Unlike other forms of IP such as patents or trademarks, trade secrets have been protected solely under state laws. As a bit of background: A trade secret is information, including formulas, programs, methods, or processes, that is not generally known to the public and can provide an economic advantage over competitors or consumers.
Of the fifty states, forty-eight have adopted the Uniform Trade Secrets Act (UTSA) as their version of trade secret law. However, this past July saw the Defend Trade Secrets Act (DTSA) passed into law, serving as the federalization of trade secret protection, while also preserving previously established trade secret state laws. With the passing of this legislation, civil action on trade secrets can now be brought into federal courts without jurisdiction complications. This represents a substantial advancement in the protection of intellectual property rights in the US.
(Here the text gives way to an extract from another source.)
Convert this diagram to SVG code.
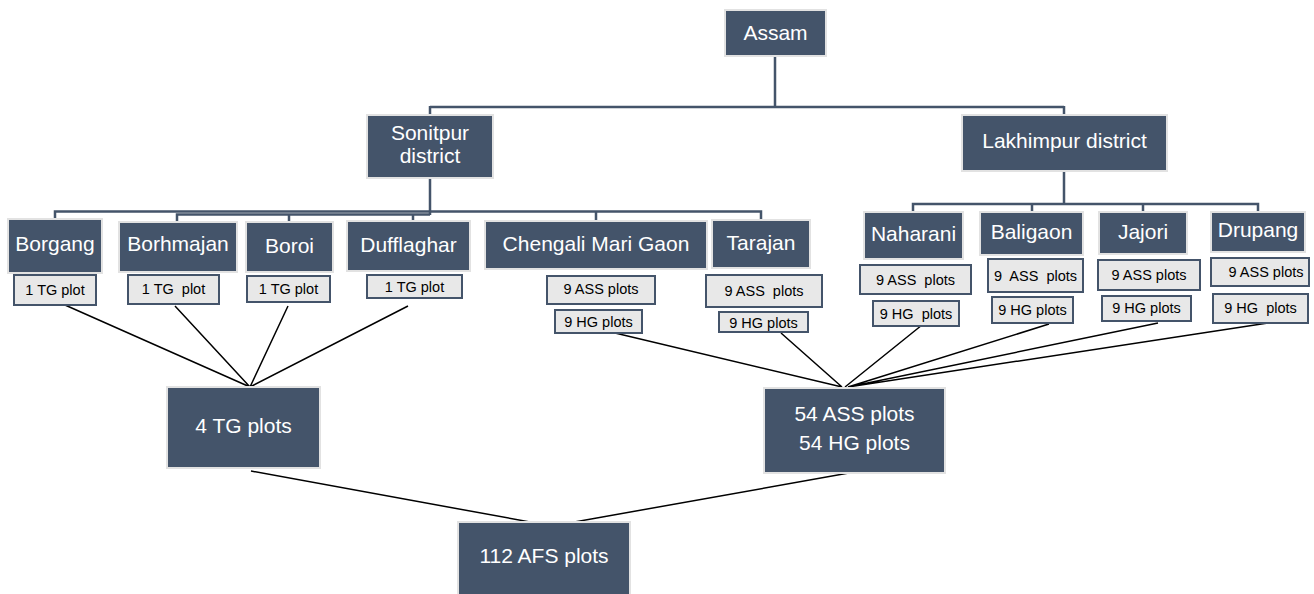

Among the various important features of the DTSA are its uniform definitions for trade secrets and misappropriation, certain protections for whistleblowers, and, most controversially, ex parte seizures for plaintiffs. This allows the plaintiff to have the government seize misappropriated trade secrets without providing prior notice to the defendant. To combat abuse of this seizure provision, the Act requires substantial evidence before allowing any seizures to occur. In one of the first decisions interpreting this provision, the U.S. District Court for the Northern District of California refused to issue a seizure order earlier this month in the OOO Brunswick Rail Mgt., et al. v. Sultanov, et al. case. 2017 U.S. Dist. LEXIS 8374 (N.D. Cal. Jan. 20, 2017).